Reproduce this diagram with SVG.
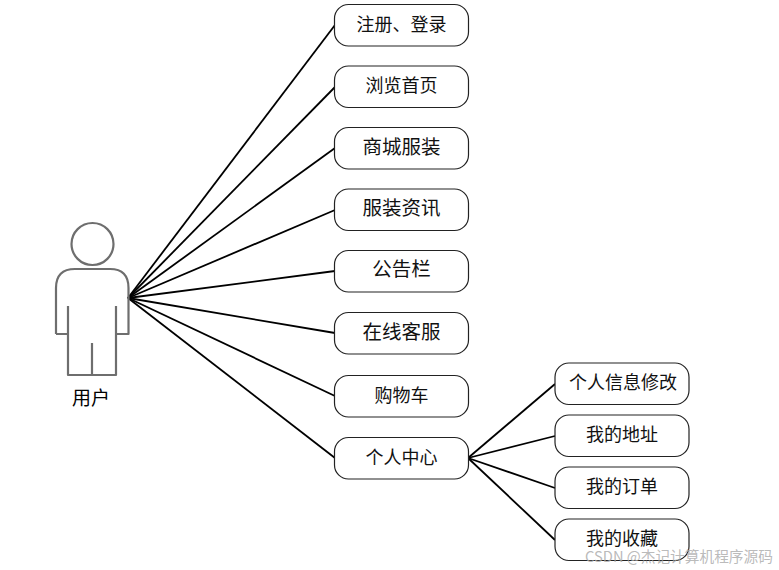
<svg xmlns="http://www.w3.org/2000/svg" width="779" height="570" viewBox="0 0 779 570">
<style>
.n{fill:#fff;stroke:#222;stroke-width:1.2}
.t{font-family:"Noto Sans CJK SC","Noto Sans",sans-serif;font-size:18px;fill:#111;text-anchor:middle}
.l{font-size:19.500px}
.c line{stroke:#000;stroke-width:1.8}
.a{fill:none;stroke:#6e6e6e;stroke-width:2.2;stroke-linejoin:round}
</style>
<rect width="779" height="570" fill="#fff"/>
<g class="c" id="connectors">
<line x1="128" y1="298" x2="335" y2="25"/>
<line x1="128" y1="298" x2="335" y2="87"/>
<line x1="128" y1="298" x2="335" y2="148"/>
<line x1="128" y1="298" x2="335" y2="210"/>
<line x1="128" y1="298" x2="335" y2="271"/>
<line x1="128" y1="298" x2="335" y2="333"/>
<line x1="128" y1="298" x2="335" y2="396"/>
<line x1="128" y1="298" x2="335" y2="458"/>
<line x1="468" y1="458" x2="555" y2="384"/>
<line x1="468" y1="458" x2="555" y2="436"/>
<line x1="468" y1="458" x2="555" y2="488"/>
<line x1="468" y1="458" x2="555" y2="540"/>
</g>
<g id="actor">
<circle class="a" cx="92.500" cy="244" r="21"/>
<path class="a" d="M56 334V288Q56 269 75 269H110Q128.500 269 128.500 288V334H116V306M116 334V375H68V334H56M68 334V306M92 375V343"/>
<text class="t" x="91" y="405" style="font-size:19px;fill:#000">用户</text>
</g>
<g id="n1"><rect class="n" x="334.500" y="4.500" width="134" height="41.500" rx="14"/><text class="t" x="401.500" y="31">注册、登录</text></g>
<g id="n2"><rect class="n" x="334.500" y="66" width="134" height="41.500" rx="14"/><text class="t" x="401.500" y="92">浏览首页</text></g>
<g id="n3"><rect class="n" x="334.500" y="127.500" width="134" height="41.500" rx="14"/><text class="t l" x="401.500" y="154">商城服装</text></g>
<g id="n4"><rect class="n" x="334.500" y="189" width="134" height="41.500" rx="14"/><text class="t l" x="401.500" y="215">服装资讯</text></g>
<g id="n5"><rect class="n" x="334.500" y="250.500" width="134" height="41.500" rx="14"/><text class="t l" x="401.500" y="276">公告栏</text></g>
<g id="n6"><rect class="n" x="334.500" y="312.500" width="134" height="41.500" rx="14"/><text class="t l" x="401.500" y="339">在线客服</text></g>
<g id="n7"><rect class="n" x="334.500" y="375.500" width="134" height="41.500" rx="14"/><text class="t" x="401.500" y="402">购物车</text></g>
<g id="n8"><rect class="n" x="334.500" y="437.500" width="134" height="41.500" rx="14"/><text class="t" x="401.500" y="464">个人中心</text></g>
<g id="n9"><rect class="n" x="555" y="363" width="134" height="41.500" rx="14"/><text class="t" x="623" y="389">个人信息修改</text></g>
<g id="n10"><rect class="n" x="555" y="415" width="134" height="41.500" rx="14"/><text class="t" x="622" y="441">我的地址</text></g>
<g id="n11"><rect class="n" x="555" y="467" width="134" height="41.500" rx="14"/><text class="t" x="622" y="493">我的订单</text></g>
<g id="n12"><rect class="n" x="555" y="519" width="134" height="41.500" rx="14"/><text class="t" x="622" y="545">我的收藏</text></g>
<text x="679" y="562" text-anchor="middle" font-family="'Noto Sans CJK SC',sans-serif" font-size="14.700" fill="#a8a8a8" fill-opacity=".8">CSDN @杰记计算机程序源码</text>
</svg>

+ + + +

# [Given request]
Copy the listing over exactly, skipping the pictures it holds.

# [Solution for this problem]
Reproduce this diagram with SVG.
<svg xmlns="http://www.w3.org/2000/svg" width="779" height="570" viewBox="0 0 779 570">
<style>
.n{fill:#fff;stroke:#222;stroke-width:1.2}
.t{font-family:"Noto Sans CJK SC","Noto Sans",sans-serif;font-size:18px;fill:#111;text-anchor:middle}
.l{font-size:19.500px}
.c line{stroke:#000;stroke-width:1.8}
.a{fill:none;stroke:#6e6e6e;stroke-width:2.2;stroke-linejoin:round}
</style>
<rect width="779" height="570" fill="#fff"/>
<g class="c" id="connectors">
<line x1="128" y1="298" x2="335" y2="25"/>
<line x1="128" y1="298" x2="335" y2="87"/>
<line x1="128" y1="298" x2="335" y2="148"/>
<line x1="128" y1="298" x2="335" y2="210"/>
<line x1="128" y1="298" x2="335" y2="271"/>
<line x1="128" y1="298" x2="335" y2="333"/>
<line x1="128" y1="298" x2="335" y2="396"/>
<line x1="128" y1="298" x2="335" y2="458"/>
<line x1="468" y1="458" x2="555" y2="384"/>
<line x1="468" y1="458" x2="555" y2="436"/>
<line x1="468" y1="458" x2="555" y2="488"/>
<line x1="468" y1="458" x2="555" y2="540"/>
</g>
<g id="actor">
<circle class="a" cx="92.500" cy="244" r="21"/>
<path class="a" d="M56 334V288Q56 269 75 269H110Q128.500 269 128.500 288V334H116V306M116 334V375H68V334H56M68 334V306M92 375V343"/>
<text class="t" x="91" y="405" style="font-size:19px;fill:#000">用户</text>
</g>
<g id="n1"><rect class="n" x="334.500" y="4.500" width="134" height="41.500" rx="14"/><text class="t" x="401.500" y="31">注册、登录</text></g>
<g id="n2"><rect class="n" x="334.500" y="66" width="134" height="41.500" rx="14"/><text class="t" x="401.500" y="92">浏览首页</text></g>
<g id="n3"><rect class="n" x="334.500" y="127.500" width="134" height="41.500" rx="14"/><text class="t l" x="401.500" y="154">商城服装</text></g>
<g id="n4"><rect class="n" x="334.500" y="189" width="134" height="41.500" rx="14"/><text class="t l" x="401.500" y="215">服装资讯</text></g>
<g id="n5"><rect class="n" x="334.500" y="250.500" width="134" height="41.500" rx="14"/><text class="t l" x="401.500" y="276">公告栏</text></g>
<g id="n6"><rect class="n" x="334.500" y="312.500" width="134" height="41.500" rx="14"/><text class="t l" x="401.500" y="339">在线客服</text></g>
<g id="n7"><rect class="n" x="334.500" y="375.500" width="134" height="41.500" rx="14"/><text class="t" x="401.500" y="402">购物车</text></g>
<g id="n8"><rect class="n" x="334.500" y="437.500" width="134" height="41.500" rx="14"/><text class="t" x="401.500" y="464">个人中心</text></g>
<g id="n9"><rect class="n" x="555" y="363" width="134" height="41.500" rx="14"/><text class="t" x="623" y="389">个人信息修改</text></g>
<g id="n10"><rect class="n" x="555" y="415" width="134" height="41.500" rx="14"/><text class="t" x="622" y="441">我的地址</text></g>
<g id="n11"><rect class="n" x="555" y="467" width="134" height="41.500" rx="14"/><text class="t" x="622" y="493">我的订单</text></g>
<g id="n12"><rect class="n" x="555" y="519" width="134" height="41.500" rx="14"/><text class="t" x="622" y="545">我的收藏</text></g>
<text x="679" y="562" text-anchor="middle" font-family="'Noto Sans CJK SC',sans-serif" font-size="14.700" fill="#a8a8a8" fill-opacity=".8">CSDN @杰记计算机程序源码</text>
</svg>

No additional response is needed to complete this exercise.